Comics writer/editor Alex de Campi declared Aug. 28 to be “Nice Day Wanda,” a day when only good things happen to Marvel’s Scarlet Witch. If you’re familiar with the Scarlet Witch’s comic book history, you know that things don’t always go well for her — she’s accidentally destroying the Avengers one day, eliminating mutants the next, finding out her kids aren’t real, watching her husband lose his feelings … #NiceDayWanda was long overdue. To celebrate, de Campi worked with several artist on short comics where “nothing bad happens to the Scarlet Witch.”
The short four-panel comics are very cute, and feature Wanda doing things like yoga, helping kids retrieve lost balloons and, my favorite, playing Dungeons & Dragons with some of the Avengers (in a comic featuring art by Christopher Peterson and Dee Cunniffe). You can see all the comics on Twitter.
(Also, I’d love to see the end of the Avengers’ D&D session … does Black Widow actually free the cat? I need to know.)
Dan Piraro, creator of the brilliant one-panel gag strip Bizarro, has launched a webcomic called Peyote Cowboy. It’s about a desperate cowboy trying to protect his son, and in their search for food he accidentally eats some peyote. Then things get weird, as the son disappears and the cowboy seeks him out.
While Bizarro can be bizarre at times, it’s all contained in a quick, single panel. With this, Piraro is really letting his creativity fly — while at the same time grabbing your heart in what’s essentially the story of a father looking for his son.
While the comic is free to read online, Piraro has set up a Patreon site where you can donate to support its creation.
We’ve spotlighted a lot of COVID-19 related comics over the last few months, but this recent one from the Los Angeles Times is a bit different — in it, cartoonist Kevin C. Pyle compares our current times to Albert Camus’ 1947 novel The Plague.
I thought I’d end this edition by spotlighting some webcomics that took home awards this weekend. First up is Witchy by Ariel Ries, which won the Ignatz Award yesterday for “Outstanding Online Comic.” Here’s a description:
Witchy is an ongoing webcomic about the young witch Nyneve, who is haunted by the death of her father and the threat the Witch Guard poses to her own life. When conscription rolls around, Nyneve has a choice to make; join the institution complicit in her father’s death, or stand up for her ideals?

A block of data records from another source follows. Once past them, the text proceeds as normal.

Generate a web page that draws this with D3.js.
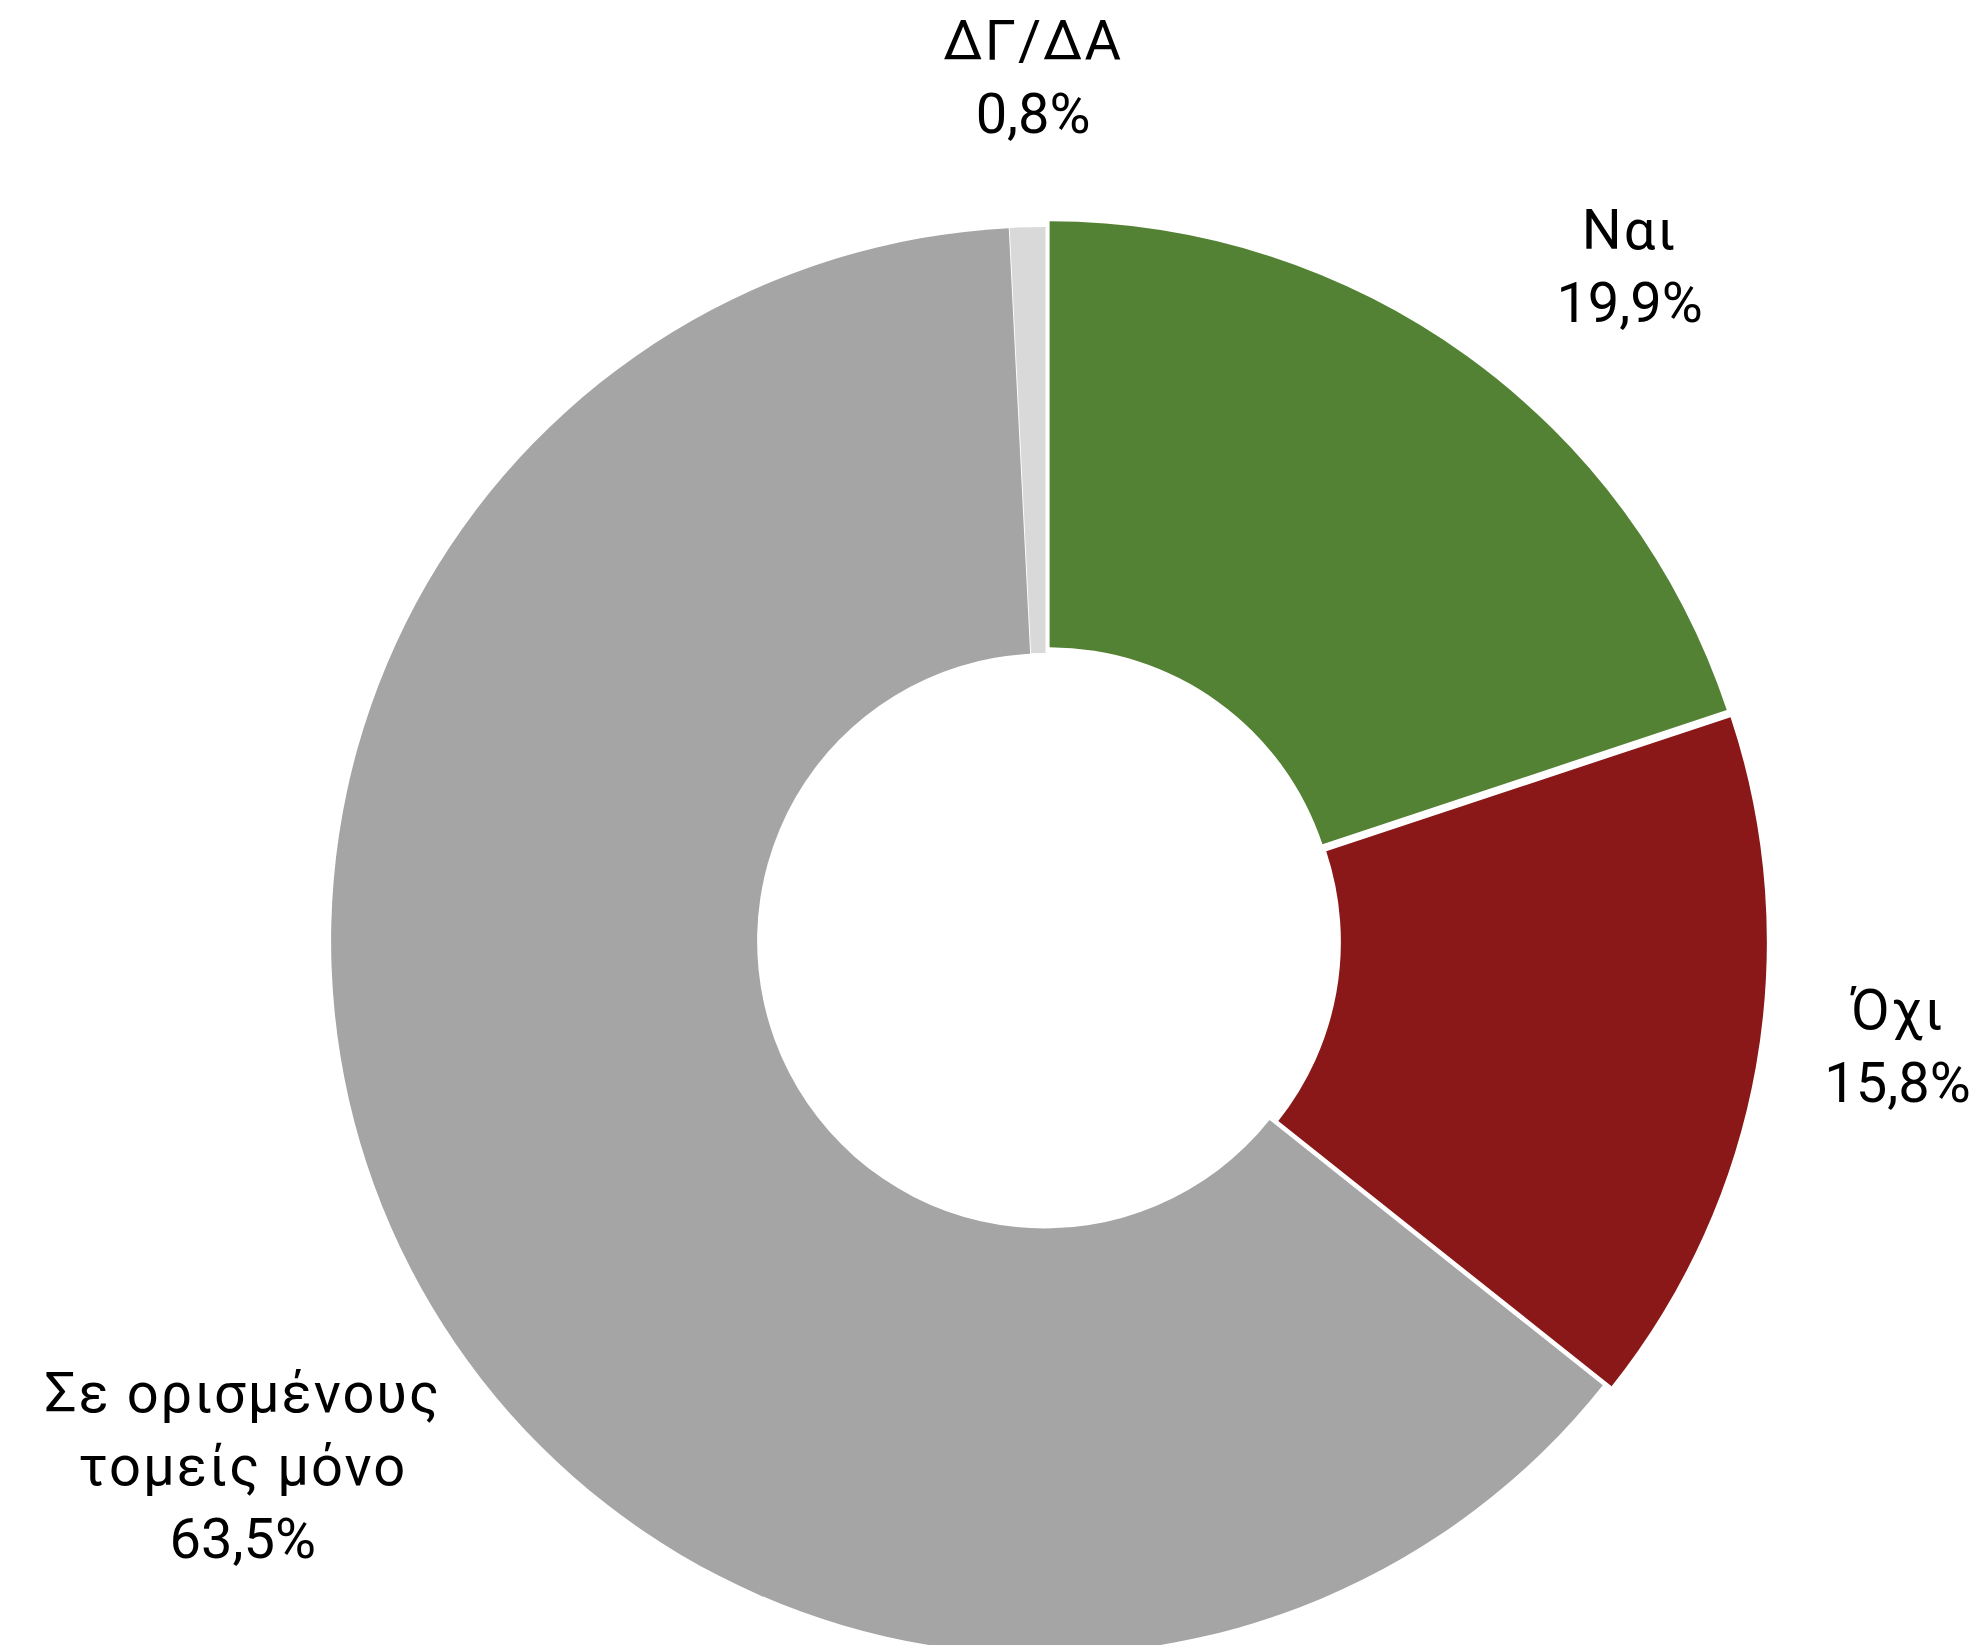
<!DOCTYPE html>
<html>
<head>
<meta charset="utf-8">
<script src="https://cdn.jsdelivr.net/npm/d3@7"></script>
<style>
  html, body { margin: 0; padding: 0; background: #ffffff; }
  svg { display: block; }
  text { font-family: "Roboto", "Noto Sans", sans-serif; fill: #000000; }
</style>
</head>
<body>
<script>
// ---- data ----
const categories = ["Ναι", "Όχι", "Σε ορισμένους τομείς μόνο", "ΔΓ/ΔΑ"];
const labelLines = [["Ναι"], ["Όχι"], ["Σε ορισμένους", "τομείς μόνο"], ["ΔΓ/ΔΑ"]];
const values = [19.9, 15.8, 63.5, 0.8];
const colors = ["#548235", "#8B1818", "#A5A5A5", "#D9D9D9"];

// ---- layout ----
const W = 1982, H = 1645;
const cx = 1045.5, cy = 940.5;
const outerR = 713.5, innerR = 287.5;
const explode = [7, 8, 1, 0];
const labelR = [890, 860, 968, 845];
const labelAngleShift = [5.2, -2.3, -6.8, 0.6]; // degrees
const labelDy = [-4, -12, -17, -19];
const fontSize = 56, lineH = 73;

const locale = d3.formatLocale({decimal: ",", thousands: ".", grouping: [3], currency: ["", "€"]});
const fmt = v => locale.format(".1f")(v) + "%";

const svg = d3.select("body").append("svg").attr("width", W).attr("height", H);
const g = svg.append("g").attr("transform", `translate(${cx},${cy})`);

const pie = d3.pie().sort(null).value(d => d.value);
const arcs = pie(values.map((v, i) => ({value: v, i})));
const arc = d3.arc().innerRadius(innerR).outerRadius(outerR);

g.selectAll("path.slice").data(arcs).join("path")
  .attr("class", "slice")
  .attr("d", arc)
  .attr("fill", d => colors[d.data.i])
  .attr("transform", d => {
    const a = (d.startAngle + d.endAngle) / 2;
    const e = explode[d.data.i];
    return `translate(${e * Math.sin(a)},${-e * Math.cos(a)})`;
  });

g.selectAll("text.lbl").data(arcs).join("text")
  .attr("class", "lbl")
  .attr("text-anchor", "middle")
  .attr("font-size", fontSize)
  .each(function(d) {
    const i = d.data.i;
    const a = (d.startAngle + d.endAngle) / 2 + labelAngleShift[i] * Math.PI / 180;
    const x = labelR[i] * Math.sin(a);
    const y = -labelR[i] * Math.cos(a) + labelDy[i];
    const names = labelLines[i];
    const lines = names.concat([fmt(values[i])]);
    const n = lines.length;
    const firstBaseline = y - (n - 1) * lineH / 2 + fontSize * 0.36;
    const t = d3.select(this);
    lines.forEach((ln, k) => {
      t.append("tspan")
        .attr("x", x)
        .attr("y", firstBaseline + k * lineH)
        .attr("letter-spacing", k < names.length ? 2 : 0)
        .text(ln);
    });
  });
</script>
</body>
</html>
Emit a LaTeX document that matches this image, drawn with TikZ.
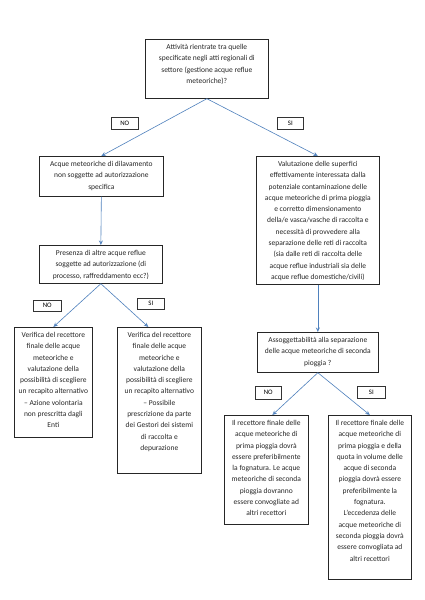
\documentclass[tikz,border=0pt]{standalone}
\usepackage{fontspec}
\setmainfont{Carlito}
\usetikzlibrary{arrows.meta}
\definecolor{arr}{RGB}{79,129,189}
\tikzset{
  boxframe/.style={draw=black!85, line width=0.7pt, inner sep=0pt, minimum width=#1, anchor=north west},
  boxtext/.style={anchor=north, inner sep=0pt, align=center, font=\fontsize{7.5}{11.3}\selectfont, text=black!85},
  lab/.style={draw=black!80, line width=0.6pt, inner sep=0pt, anchor=north west, font=\fontsize{6.8}{8}\selectfont},
  conn/.style={draw=arr, line width=0.6pt, -{Stealth[length=4.5pt,width=4pt,open]}}
}
\newcommand{\mybox}[6]{%
  \node[boxframe={#4-#2}, minimum height={#5-#3}] (#1) at (#2,#3) {};
  \node[boxtext] (#1t) at ([yshift=-5pt]#1.north) {#6};
}
\newcommand{\mylab}[6]{%
  \node[lab, minimum width={#4-#2}, minimum height={#5-#3}] (#1) at (#2,#3) {#6};
}
\begin{document}
\begin{tikzpicture}[x=1pt,y=-1pt]
\useasboundingbox[fill=white] (0,0) rectangle (424,600);
\mybox{A}{145}{39}{268}{98}{Attività rientrate tra quelle\\specificate negli atti regionali di\\settore (gestione acque reflue\\meteoriche)?}
\mybox{B}{39}{156}{163}{196}{Acque meteoriche di dilavamento\\non soggette ad autorizzazione\\specifica}
\mybox{C}{256}{156}{379}{284}{Valutazione delle superfici\\effettivamente interessata dalla\\potenziale contaminazione delle\\acque meteoriche di prima pioggia\\e corretto dimensionamento\\della/e vasca/vasche di raccolta e\\necessità di provvedere alla\\separazione delle reti di raccolta\\(sia dalle reti di raccolta delle\\acque reflue industriali sia delle\\acque reflue domestiche/civili)}
\mybox{D}{39}{245}{162}{283}{Presenza di altre acque reflue\\soggette ad autorizzazione (di\\processo, raffreddamento ecc?)}
\mybox{E}{14}{327}{92}{437}{Verifica del recettore\\finale delle acque\\meteoriche e\\valutazione della\\possibilità di scegliere\\un recapito alternativo\\– Azione volontaria\\non prescritta dagli\\Enti}
\mybox{F}{117}{327}{201}{473}{Verifica del recettore\\finale delle acque\\meteoriche e\\valutazione della\\possibilità di scegliere\\un recapito alternativo\\– Possibile\\prescrizione da parte\\dei Gestori dei sistemi\\di raccolta e\\depurazione}
\mybox{G}{257}{332}{378}{372}{Assoggettabilità alla separazione\\delle acque meteoriche di seconda\\pioggia ?}
\mybox{H}{224}{415}{308}{524}{Il recettore finale delle\\acque meteoriche di\\prima pioggia dovrà\\essere preferibilmente\\la fognatura. Le acque\\meteoriche di seconda\\pioggia dovranno\\essere convogliate ad\\altri recettori}
\mybox{I}{328}{415}{411}{579}{Il recettore finale delle\\acque meteoriche di\\prima pioggia e della\\quota in volume delle\\acque di seconda\\pioggia dovrà essere\\preferibilmente la\\fognatura.\\L’eccedenza delle\\acque meteoriche di\\seconda pioggia dovrà\\essere convogliata ad\\altri recettori}
\mylab{no1}{111}{117}{138}{129}{NO}
\mylab{si1}{277}{117}{303}{129}{SI}
\mylab{no2}{33}{300}{61}{311}{NO}
\mylab{si2}{137}{298}{164}{309}{SI}
\mylab{no3}{255}{386}{281}{399}{NO}
\mylab{si3}{357}{386}{385}{398}{SI}
\draw[conn] (A.south) -- (B.north);
\draw[conn] (A.south) -- (C.north);
\draw[conn] (B.south) -- (D.north);
\draw[conn] (C.south) -- (G.north);
\draw[conn] (D.south) -- (E.north);
\draw[conn] (D.south) -- ([xshift=-11pt]F.north);
\draw[conn] (G.south) -- ([xshift=6pt]H.north);
\draw[conn] (G.south) -- (I.north);
\end{tikzpicture}
\end{document}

The first volume of Witchy is also available in print.
And during the Reuben Awards presentation yesterday, Alec Longstreth’s Isle of Elsi won the award for “Online Comics – Long Form” in the NCS divisional awards. It’s a free, all-ages fantasy webcomic featuring magic, shady bad guys and talking dragons. You can find out more about Longstreth and order some of his comics on his website.